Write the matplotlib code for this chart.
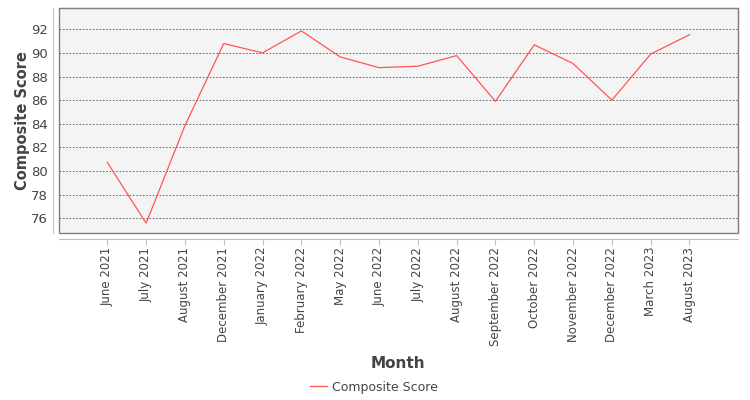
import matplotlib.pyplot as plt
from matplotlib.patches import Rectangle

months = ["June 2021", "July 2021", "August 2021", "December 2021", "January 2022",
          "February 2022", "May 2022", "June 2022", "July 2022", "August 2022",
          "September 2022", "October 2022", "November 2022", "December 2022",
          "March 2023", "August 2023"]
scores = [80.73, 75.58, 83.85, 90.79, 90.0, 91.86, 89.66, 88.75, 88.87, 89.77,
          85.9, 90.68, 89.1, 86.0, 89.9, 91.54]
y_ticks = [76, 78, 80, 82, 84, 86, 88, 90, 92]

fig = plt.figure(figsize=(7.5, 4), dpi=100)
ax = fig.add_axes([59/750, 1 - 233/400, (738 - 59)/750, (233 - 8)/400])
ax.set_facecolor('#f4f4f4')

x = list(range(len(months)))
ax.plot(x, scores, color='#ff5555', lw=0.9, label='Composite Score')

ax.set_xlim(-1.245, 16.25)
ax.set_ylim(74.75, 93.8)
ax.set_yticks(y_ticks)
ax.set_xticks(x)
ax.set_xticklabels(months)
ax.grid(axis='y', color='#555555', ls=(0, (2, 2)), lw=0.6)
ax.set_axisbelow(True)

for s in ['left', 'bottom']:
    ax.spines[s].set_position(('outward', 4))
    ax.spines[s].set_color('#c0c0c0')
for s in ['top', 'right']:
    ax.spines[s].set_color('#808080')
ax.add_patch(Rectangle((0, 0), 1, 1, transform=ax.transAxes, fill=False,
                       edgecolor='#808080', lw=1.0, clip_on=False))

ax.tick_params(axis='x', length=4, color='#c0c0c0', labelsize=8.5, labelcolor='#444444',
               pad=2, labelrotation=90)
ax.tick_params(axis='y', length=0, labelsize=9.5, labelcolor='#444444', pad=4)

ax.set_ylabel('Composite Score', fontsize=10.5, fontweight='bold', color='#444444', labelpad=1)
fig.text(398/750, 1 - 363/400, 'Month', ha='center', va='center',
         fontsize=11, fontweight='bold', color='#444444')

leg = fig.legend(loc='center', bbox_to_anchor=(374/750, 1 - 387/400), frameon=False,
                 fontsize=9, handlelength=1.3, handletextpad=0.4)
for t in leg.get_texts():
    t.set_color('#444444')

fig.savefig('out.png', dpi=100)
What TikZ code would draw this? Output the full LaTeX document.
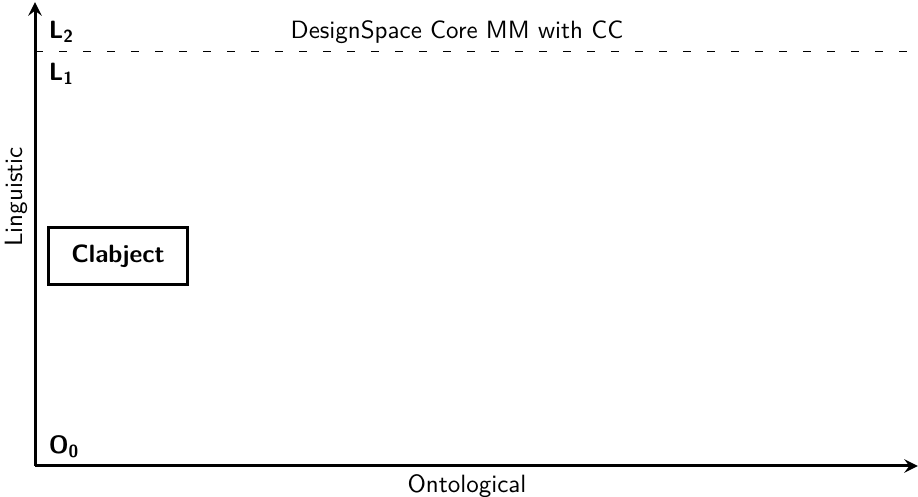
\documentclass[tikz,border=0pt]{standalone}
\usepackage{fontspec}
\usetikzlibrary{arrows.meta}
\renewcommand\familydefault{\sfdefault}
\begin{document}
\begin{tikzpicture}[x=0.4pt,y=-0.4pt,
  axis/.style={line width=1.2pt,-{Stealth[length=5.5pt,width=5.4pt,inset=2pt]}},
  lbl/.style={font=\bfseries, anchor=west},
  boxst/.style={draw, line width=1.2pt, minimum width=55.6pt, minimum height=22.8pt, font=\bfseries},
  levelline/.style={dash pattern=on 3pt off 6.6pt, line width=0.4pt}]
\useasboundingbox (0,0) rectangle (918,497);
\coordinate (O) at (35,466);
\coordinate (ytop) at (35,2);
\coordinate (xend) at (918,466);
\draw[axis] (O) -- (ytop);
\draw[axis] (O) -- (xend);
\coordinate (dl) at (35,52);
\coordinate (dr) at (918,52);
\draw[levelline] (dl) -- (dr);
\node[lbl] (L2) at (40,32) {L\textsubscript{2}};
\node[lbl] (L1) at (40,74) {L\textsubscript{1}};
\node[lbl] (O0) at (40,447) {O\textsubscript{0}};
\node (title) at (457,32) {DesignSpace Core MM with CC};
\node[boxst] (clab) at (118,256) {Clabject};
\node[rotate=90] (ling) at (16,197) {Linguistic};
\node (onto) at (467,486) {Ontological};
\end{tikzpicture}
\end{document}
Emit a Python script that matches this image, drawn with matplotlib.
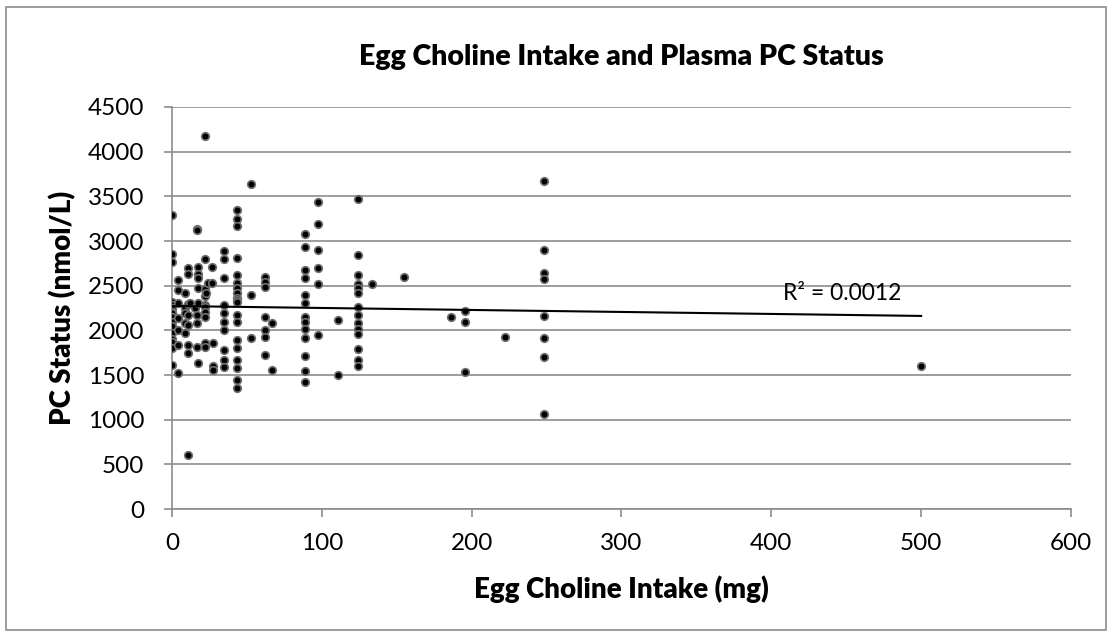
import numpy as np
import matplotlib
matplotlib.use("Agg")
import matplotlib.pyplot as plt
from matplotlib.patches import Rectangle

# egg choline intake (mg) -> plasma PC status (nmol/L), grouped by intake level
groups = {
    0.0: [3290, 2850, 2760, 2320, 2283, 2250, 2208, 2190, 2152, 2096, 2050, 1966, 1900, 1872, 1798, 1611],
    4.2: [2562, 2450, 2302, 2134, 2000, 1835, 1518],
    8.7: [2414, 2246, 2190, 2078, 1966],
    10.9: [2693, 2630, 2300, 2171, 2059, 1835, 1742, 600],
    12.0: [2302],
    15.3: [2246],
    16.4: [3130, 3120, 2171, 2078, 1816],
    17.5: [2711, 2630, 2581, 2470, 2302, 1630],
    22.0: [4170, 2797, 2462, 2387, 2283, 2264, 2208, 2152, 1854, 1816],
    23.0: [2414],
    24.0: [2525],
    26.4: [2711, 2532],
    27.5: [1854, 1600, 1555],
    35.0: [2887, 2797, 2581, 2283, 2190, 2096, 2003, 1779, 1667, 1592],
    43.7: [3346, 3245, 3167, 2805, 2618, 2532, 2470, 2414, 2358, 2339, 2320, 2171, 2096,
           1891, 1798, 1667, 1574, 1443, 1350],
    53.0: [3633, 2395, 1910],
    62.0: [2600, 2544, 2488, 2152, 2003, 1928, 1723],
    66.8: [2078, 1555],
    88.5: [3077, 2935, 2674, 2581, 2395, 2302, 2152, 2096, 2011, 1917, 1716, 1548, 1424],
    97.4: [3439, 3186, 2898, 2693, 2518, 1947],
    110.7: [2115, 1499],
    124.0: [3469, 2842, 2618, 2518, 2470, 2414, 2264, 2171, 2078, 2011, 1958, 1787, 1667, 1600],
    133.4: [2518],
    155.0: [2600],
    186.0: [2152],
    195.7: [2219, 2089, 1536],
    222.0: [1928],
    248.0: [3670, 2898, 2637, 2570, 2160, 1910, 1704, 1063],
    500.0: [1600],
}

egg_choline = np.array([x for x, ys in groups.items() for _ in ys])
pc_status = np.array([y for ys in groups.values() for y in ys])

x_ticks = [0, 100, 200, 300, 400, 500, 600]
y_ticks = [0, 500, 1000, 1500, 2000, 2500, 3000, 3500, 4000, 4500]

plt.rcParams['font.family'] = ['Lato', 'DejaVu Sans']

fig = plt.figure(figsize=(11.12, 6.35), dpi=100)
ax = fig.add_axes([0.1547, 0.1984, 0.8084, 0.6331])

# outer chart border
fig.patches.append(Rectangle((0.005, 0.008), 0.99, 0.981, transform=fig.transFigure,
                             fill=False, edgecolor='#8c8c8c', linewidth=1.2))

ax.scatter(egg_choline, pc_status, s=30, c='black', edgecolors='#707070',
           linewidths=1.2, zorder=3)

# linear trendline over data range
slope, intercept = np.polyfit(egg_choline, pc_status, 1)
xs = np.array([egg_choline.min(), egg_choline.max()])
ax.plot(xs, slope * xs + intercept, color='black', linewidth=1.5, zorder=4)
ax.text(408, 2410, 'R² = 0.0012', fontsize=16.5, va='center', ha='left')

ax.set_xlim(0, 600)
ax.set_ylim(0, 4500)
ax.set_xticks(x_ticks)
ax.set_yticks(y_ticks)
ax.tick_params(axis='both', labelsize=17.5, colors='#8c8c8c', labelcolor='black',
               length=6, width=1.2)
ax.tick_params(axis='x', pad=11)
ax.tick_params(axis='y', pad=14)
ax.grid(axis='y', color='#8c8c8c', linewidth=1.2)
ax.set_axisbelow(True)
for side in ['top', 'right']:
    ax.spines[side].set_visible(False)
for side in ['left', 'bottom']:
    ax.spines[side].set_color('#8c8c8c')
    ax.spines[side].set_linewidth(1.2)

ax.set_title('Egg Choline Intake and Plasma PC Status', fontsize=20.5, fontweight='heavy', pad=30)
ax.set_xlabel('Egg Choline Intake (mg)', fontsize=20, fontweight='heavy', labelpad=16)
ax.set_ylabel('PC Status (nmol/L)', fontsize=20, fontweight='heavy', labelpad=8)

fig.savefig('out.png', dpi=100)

------------------------------------

EXERCISE DIRECTIONS
Only the lines starting at the line with "Emit a Python" and ending at the line with "3500, 4000, 4500]" should be printed again, exactly and with both ends kept; omit the pictures.

PROBLEM SOLUTION
Emit a Python script that matches this image, drawn with matplotlib.
import numpy as np
import matplotlib
matplotlib.use("Agg")
import matplotlib.pyplot as plt
from matplotlib.patches import Rectangle

# egg choline intake (mg) -> plasma PC status (nmol/L), grouped by intake level
groups = {
    0.0: [3290, 2850, 2760, 2320, 2283, 2250, 2208, 2190, 2152, 2096, 2050, 1966, 1900, 1872, 1798, 1611],
    4.2: [2562, 2450, 2302, 2134, 2000, 1835, 1518],
    8.7: [2414, 2246, 2190, 2078, 1966],
    10.9: [2693, 2630, 2300, 2171, 2059, 1835, 1742, 600],
    12.0: [2302],
    15.3: [2246],
    16.4: [3130, 3120, 2171, 2078, 1816],
    17.5: [2711, 2630, 2581, 2470, 2302, 1630],
    22.0: [4170, 2797, 2462, 2387, 2283, 2264, 2208, 2152, 1854, 1816],
    23.0: [2414],
    24.0: [2525],
    26.4: [2711, 2532],
    27.5: [1854, 1600, 1555],
    35.0: [2887, 2797, 2581, 2283, 2190, 2096, 2003, 1779, 1667, 1592],
    43.7: [3346, 3245, 3167, 2805, 2618, 2532, 2470, 2414, 2358, 2339, 2320, 2171, 2096,
           1891, 1798, 1667, 1574, 1443, 1350],
    53.0: [3633, 2395, 1910],
    62.0: [2600, 2544, 2488, 2152, 2003, 1928, 1723],
    66.8: [2078, 1555],
    88.5: [3077, 2935, 2674, 2581, 2395, 2302, 2152, 2096, 2011, 1917, 1716, 1548, 1424],
    97.4: [3439, 3186, 2898, 2693, 2518, 1947],
    110.7: [2115, 1499],
    124.0: [3469, 2842, 2618, 2518, 2470, 2414, 2264, 2171, 2078, 2011, 1958, 1787, 1667, 1600],
    133.4: [2518],
    155.0: [2600],
    186.0: [2152],
    195.7: [2219, 2089, 1536],
    222.0: [1928],
    248.0: [3670, 2898, 2637, 2570, 2160, 1910, 1704, 1063],
    500.0: [1600],
}

egg_choline = np.array([x for x, ys in groups.items() for _ in ys])
pc_status = np.array([y for ys in groups.values() for y in ys])

x_ticks = [0, 100, 200, 300, 400, 500, 600]
y_ticks = [0, 500, 1000, 1500, 2000, 2500, 3000, 3500, 4000, 4500]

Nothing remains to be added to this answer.